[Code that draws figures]
--- --- ---

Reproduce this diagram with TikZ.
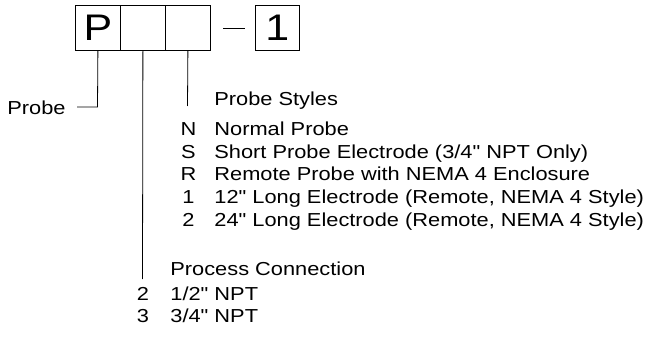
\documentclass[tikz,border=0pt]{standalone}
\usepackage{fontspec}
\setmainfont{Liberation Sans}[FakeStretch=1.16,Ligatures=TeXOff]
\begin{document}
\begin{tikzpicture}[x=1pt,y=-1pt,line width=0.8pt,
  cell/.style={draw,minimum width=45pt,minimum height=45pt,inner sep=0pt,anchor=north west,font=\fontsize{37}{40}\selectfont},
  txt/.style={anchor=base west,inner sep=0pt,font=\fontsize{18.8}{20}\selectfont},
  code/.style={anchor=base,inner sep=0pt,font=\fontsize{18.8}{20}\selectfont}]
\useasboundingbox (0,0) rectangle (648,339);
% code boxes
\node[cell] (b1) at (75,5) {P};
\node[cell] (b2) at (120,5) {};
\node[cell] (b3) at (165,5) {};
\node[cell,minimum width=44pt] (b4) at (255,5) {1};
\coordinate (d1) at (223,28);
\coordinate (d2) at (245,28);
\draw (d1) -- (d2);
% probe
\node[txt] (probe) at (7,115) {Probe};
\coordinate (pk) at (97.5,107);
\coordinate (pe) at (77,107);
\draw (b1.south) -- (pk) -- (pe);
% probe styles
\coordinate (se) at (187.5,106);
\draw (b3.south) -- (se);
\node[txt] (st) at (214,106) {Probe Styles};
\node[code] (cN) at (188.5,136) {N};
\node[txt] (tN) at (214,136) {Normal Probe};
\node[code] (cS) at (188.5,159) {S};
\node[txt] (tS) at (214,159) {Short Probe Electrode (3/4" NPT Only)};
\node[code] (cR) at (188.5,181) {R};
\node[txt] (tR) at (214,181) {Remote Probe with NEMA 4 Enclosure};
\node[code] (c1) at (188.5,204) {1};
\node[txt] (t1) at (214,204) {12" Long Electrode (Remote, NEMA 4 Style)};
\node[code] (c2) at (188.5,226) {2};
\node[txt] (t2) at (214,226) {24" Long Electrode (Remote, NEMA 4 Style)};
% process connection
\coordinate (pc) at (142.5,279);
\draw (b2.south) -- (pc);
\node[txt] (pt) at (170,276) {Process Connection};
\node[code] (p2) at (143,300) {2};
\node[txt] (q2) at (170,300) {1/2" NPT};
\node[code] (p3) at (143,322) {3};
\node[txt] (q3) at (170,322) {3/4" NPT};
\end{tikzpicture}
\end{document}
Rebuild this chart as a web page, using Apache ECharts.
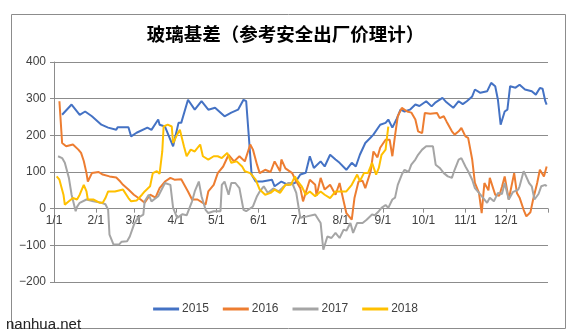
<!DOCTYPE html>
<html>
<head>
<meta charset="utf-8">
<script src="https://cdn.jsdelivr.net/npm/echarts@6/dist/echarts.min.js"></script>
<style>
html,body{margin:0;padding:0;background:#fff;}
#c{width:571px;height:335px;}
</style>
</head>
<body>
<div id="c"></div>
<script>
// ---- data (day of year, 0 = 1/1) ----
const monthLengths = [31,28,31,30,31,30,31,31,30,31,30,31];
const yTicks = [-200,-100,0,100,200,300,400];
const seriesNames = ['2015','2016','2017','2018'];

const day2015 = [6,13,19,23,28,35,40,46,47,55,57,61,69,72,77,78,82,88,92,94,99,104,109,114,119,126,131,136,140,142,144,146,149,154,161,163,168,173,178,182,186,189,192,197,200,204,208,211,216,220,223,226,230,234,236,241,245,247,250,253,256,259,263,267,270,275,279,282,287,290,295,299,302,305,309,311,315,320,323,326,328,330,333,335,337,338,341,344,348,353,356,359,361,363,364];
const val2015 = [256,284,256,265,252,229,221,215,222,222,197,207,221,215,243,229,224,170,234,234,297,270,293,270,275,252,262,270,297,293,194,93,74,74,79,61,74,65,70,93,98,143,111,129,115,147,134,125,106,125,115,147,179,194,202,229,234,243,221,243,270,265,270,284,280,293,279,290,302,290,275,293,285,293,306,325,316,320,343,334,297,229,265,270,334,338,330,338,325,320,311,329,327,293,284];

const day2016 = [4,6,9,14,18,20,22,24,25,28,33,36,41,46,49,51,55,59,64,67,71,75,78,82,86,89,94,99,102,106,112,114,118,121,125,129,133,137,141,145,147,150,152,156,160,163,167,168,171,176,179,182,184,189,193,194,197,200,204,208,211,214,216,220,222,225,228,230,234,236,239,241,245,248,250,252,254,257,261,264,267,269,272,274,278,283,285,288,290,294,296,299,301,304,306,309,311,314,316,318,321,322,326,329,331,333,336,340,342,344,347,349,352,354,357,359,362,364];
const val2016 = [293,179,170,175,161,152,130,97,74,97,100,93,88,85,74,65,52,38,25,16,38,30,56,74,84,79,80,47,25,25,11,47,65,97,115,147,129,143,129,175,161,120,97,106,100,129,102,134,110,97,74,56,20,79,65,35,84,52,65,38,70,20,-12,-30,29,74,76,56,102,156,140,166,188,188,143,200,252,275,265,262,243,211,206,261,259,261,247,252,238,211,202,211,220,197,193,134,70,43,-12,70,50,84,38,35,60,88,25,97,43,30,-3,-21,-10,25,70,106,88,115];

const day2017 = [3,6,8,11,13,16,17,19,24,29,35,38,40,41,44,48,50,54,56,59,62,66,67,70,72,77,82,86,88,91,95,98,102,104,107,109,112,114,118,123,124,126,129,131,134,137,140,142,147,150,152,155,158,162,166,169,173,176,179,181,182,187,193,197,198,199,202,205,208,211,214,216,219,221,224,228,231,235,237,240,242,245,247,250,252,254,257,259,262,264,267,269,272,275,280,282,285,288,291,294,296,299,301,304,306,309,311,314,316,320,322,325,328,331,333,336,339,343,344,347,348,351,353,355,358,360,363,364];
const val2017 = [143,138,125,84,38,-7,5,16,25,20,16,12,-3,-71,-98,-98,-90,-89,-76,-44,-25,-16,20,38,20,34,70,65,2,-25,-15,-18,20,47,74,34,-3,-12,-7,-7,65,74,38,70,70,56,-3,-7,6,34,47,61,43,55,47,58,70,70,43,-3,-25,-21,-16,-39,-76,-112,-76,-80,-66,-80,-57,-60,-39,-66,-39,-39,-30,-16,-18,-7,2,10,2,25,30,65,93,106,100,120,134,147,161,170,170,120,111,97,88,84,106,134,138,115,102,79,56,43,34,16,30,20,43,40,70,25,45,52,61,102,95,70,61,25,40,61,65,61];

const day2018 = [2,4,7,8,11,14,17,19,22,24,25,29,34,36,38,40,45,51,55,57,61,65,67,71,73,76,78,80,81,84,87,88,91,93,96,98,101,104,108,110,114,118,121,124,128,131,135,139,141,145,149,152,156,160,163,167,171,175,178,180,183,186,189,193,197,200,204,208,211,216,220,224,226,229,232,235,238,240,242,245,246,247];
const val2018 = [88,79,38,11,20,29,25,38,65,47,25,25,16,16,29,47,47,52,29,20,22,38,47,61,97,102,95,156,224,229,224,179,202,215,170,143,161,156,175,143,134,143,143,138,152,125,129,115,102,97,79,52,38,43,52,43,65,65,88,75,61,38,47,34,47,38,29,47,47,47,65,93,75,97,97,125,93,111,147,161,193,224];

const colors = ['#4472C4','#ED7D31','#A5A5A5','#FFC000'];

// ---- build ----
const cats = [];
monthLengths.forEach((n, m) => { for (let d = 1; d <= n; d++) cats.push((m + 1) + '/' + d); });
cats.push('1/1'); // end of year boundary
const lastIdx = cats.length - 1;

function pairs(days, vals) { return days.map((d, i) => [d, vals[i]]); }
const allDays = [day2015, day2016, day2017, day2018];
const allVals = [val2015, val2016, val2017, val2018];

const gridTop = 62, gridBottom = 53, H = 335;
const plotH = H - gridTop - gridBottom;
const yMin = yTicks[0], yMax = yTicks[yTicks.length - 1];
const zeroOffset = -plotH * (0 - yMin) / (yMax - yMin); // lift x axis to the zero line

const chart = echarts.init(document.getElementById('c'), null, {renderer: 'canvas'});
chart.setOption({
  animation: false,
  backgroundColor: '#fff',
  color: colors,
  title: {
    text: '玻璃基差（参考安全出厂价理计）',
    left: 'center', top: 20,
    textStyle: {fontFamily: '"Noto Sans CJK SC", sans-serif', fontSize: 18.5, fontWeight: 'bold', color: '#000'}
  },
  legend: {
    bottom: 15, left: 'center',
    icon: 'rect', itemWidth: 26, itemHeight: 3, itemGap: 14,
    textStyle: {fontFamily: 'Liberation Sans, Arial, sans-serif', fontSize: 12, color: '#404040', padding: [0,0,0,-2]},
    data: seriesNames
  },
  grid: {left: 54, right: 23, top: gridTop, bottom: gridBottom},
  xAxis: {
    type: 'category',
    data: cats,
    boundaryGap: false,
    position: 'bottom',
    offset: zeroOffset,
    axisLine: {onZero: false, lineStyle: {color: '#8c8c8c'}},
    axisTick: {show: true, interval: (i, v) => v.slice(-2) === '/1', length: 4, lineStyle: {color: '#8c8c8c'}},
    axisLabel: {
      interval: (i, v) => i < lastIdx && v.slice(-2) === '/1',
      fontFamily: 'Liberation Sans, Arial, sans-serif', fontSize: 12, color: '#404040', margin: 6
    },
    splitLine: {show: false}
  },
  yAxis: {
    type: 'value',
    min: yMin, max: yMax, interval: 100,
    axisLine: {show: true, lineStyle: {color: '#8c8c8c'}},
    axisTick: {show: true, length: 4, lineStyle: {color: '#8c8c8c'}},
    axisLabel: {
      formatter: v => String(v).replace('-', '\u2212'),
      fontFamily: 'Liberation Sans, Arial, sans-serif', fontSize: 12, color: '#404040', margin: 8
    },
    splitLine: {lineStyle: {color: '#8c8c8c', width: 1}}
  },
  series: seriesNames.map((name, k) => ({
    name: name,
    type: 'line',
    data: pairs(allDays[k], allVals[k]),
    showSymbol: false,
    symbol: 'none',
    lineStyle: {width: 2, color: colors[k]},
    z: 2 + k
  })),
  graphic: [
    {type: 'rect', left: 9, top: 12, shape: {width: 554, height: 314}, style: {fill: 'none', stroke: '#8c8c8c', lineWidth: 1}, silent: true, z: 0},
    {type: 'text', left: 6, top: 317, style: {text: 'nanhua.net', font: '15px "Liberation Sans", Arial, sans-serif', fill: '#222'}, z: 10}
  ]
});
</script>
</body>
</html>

--- --- ---

PROBLEM TO WORK ON =
Looking at the material above, count the lines that hold "with" and give the total alone.

WORKED ANSWER =
2